The Minister acted fairly in considering the issuance of the writ of surrender. There was no evidence of improper influence on the part of anyone involved in prosecuting the extradition proceedings, no evidence of the minister's pre-judging the matter, and no evidence of the minister's having an impermissible bias against appellant.

Solicitor-client privilege protected the memorandum prepared by the Minister's staff. It contained nothing that was not known to the appellant apart from the recommendation and was not evidence for use in an adversary proceeding. Failure to disclose did not constitute unfairness.

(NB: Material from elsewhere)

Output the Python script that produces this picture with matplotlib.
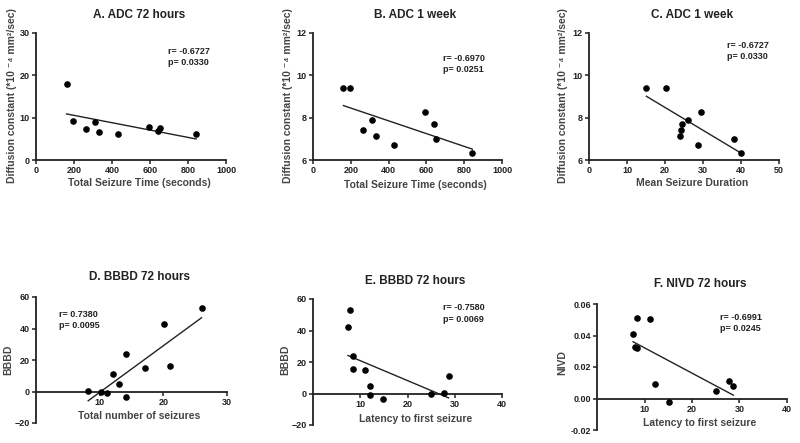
import numpy as np
import matplotlib.pyplot as plt

plt.rcParams['font.family'] = ['Liberation Sans', 'DejaVu Sans']
plt.rcParams['font.weight'] = 'bold'

# data
seizure_time = [161, 197, 264, 311, 334, 430, 593, 640, 652, 843]
adc_72h = [17.9, 9.2, 7.3, 9.0, 6.6, 6.2, 7.8, 6.8, 7.5, 6.1]
adc_1wk = [9.39, 9.41, 7.40, 7.89, 7.12, 6.72, 8.27, 7.72, 6.99, 6.31]
mean_duration = [15.1, 20.3, 24.2, 26.1, 23.9, 28.7, 29.5, 24.6, 38.2, 40.0]

n_seizures = [8.2, 10.2, 11.1, 12.1, 13.1, 14.1, 14.1, 17.1, 20.1, 21.0, 26.0]
bbbd_d = [0.4, -0.4, -1.0, 11.3, 5.0, 23.9, -3.4, 15.1, 42.8, 16.1, 53.3]

latency_e = [7.4, 7.9, 8.4, 8.4, 10.9, 12.0, 12.0, 14.9, 24.9, 27.7, 28.7]
bbbd_e = [42.5, 53.3, 24.0, 15.8, 14.9, 4.8, -1.1, -3.4, -0.2, 0.2, 11.2]

latency_f = [7.6, 8.5, 8.1, 8.5, 11.1, 12.2, 15.1, 25.0, 27.8, 28.7]
nivd = [0.0407, 0.0513, 0.0326, 0.0318, 0.0505, 0.0095, -0.0023, 0.0045, 0.0108, 0.0078]

adc_label = 'Diffusion constant (*10 \u207b\u2074 mm\u00b2/sec)'

panels = [
    # title, x, y, xlabel, ylabel, stats, xlim, xticks, ylim, yticks
    ('A. ADC 72 hours', seizure_time, adc_72h, 'Total Seizure Time (seconds)', adc_label,
     'r= -0.6727\np= 0.0330', (0, 1000), [0, 200, 400, 600, 800, 1000], (0, 30), [0, 10, 20, 30]),
    ('B. ADC 1 week', seizure_time, adc_1wk, 'Total Seizure Time (seconds)', adc_label,
     'r= -0.6970\np= 0.0251', (0, 1000), [0, 200, 400, 600, 800, 1000], (6, 12), [6, 8, 10, 12]),
    ('C. ADC 1 week', mean_duration, adc_1wk, 'Mean Seizure Duration', adc_label,
     'r= -0.6727\np= 0.0330', (0, 50), [0, 10, 20, 30, 40, 50], (6, 12), [6, 8, 10, 12]),
    ('D. BBBD 72 hours', n_seizures, bbbd_d, 'Total number of seizures', 'BBBD',
     'r= 0.7380\np= 0.0095', (0, 30), [10, 20, 30], (-20, 60), [-20, 0, 20, 40, 60]),
    ('E. BBBD 72 hours', latency_e, bbbd_e, 'Latency to first seizure', 'BBBD',
     'r= -0.7580\np= 0.0069', (0, 40), [10, 20, 30, 40], (-20, 60), [-20, 0, 20, 40, 60]),
    ('F. NIVD 72 hours', latency_f, nivd, 'Latency to first seizure', 'NIVD',
     'r= -0.6991\np= 0.0245', (0, 40), [10, 20, 30, 40], (-0.02, 0.06), [-0.02, 0.0, 0.02, 0.04, 0.06]),
]

# axes boxes in pixels: left, right, top, bottom
boxes = [(36, 226, 33, 160), (313, 502, 33, 160), (589, 779, 33, 160),
         (36, 227, 297, 423), (313, 502, 299, 425), (597, 787, 304, 430)]
# stats text position (axes fraction) and title / label positions (pixels)
stat_pos = [(0.695, 0.81), (0.688, 0.756), (0.726, 0.86), (0.12, 0.82), (0.69, 0.885), (0.647, 0.85)]
title_y = [15, 15, 15, 277, 281, 284]
xlab_y = [183, 185, 183, 416, 419, 423]
ylab_x = [12, 288, 563, 8, 285, 562]
ylab_y = [96, 96, 96, 360, 360, 363]

W, H = 800, 443
fig = plt.figure(figsize=(8, 4.43), dpi=100)
ink = '#222222'

for i, (title, xs, ys, xlab, ylab, stats, xlim, xticks, ylim, yticks) in enumerate(panels):
    l, r, t, b = boxes[i]
    ax = fig.add_axes([l / W, 1 - b / H, (r - l) / W, (b - t) / H])
    ax.scatter(xs, ys, s=14, color='black', zorder=3)

    # linear regression line over the data range
    k, c0 = np.polyfit(xs, ys, 1)
    xx = np.array([min(xs), max(xs)])
    ax.plot(xx, k * xx + c0, color=ink, lw=1.0)

    ax.set_xlim(*xlim)
    ax.set_ylim(*ylim)
    ax.set_xticks(xticks)
    ax.set_yticks(yticks)
    if i == 5:
        ax.set_yticklabels([f'{v:.2f}' for v in yticks])
    for s in ['top', 'right']:
        ax.spines[s].set_visible(False)
    for s in ['left', 'bottom']:
        ax.spines[s].set_linewidth(1.3)
        ax.spines[s].set_color(ink)
    if i >= 3:
        ax.spines['bottom'].set_position(('data', 0))
    ax.tick_params(direction='out', length=3, width=1.1, colors=ink, labelsize=6.5, pad=1.5)
    for lab in ax.get_xticklabels() + ax.get_yticklabels():
        lab.set_fontweight('bold')
    ax.patch.set_alpha(0)

    ax.text(stat_pos[i][0], stat_pos[i][1], stats, transform=ax.transAxes, fontsize=6.5,
            fontweight='bold', color=ink, va='center', ha='left', linespacing=1.3)

    cx = (l + r) / 2 / W + 0.01
    fig.text(cx, 1 - title_y[i] / H, title, ha='center', va='center', fontsize=8.5,
             fontweight='bold', color=ink)
    fig.text(cx, 1 - xlab_y[i] / H, xlab, ha='center', va='center', fontsize=7.5,
             fontweight='bold', color='#444444')
    fig.text(ylab_x[i] / W, 1 - ylab_y[i] / H, ylab, ha='center', va='center', rotation=90,
             fontsize=7.5, fontweight='bold', color='#444444')

fig.savefig('out.png', dpi=100, facecolor='white')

Per Lamer C.J. and McLachlin J.: Apart from the issue of grounding the confidentiality of the document on solicitor-client privilege, the reasons of Cory J. were concurred with. That issue was specifically left open.
Per La Forest J.: The reasons of Cory J. were agreed with. In considering the issue of surrender, the minister was engaged in making a policy decision rather in the nature of an act of clemency and was entitled to consider the views of her officials who were versed in the matter. She was dealing with a policy matter wholly within her discretion and there was no reason why she should be compelled to reveal these views. A decision as to whether the memorandum fell with the solicitor-client privilege was therefore unnecessary.

Per Sopinka J.: The reasons of Cory J. were agreed with, subject to the reservation expressed by Lamer C.J.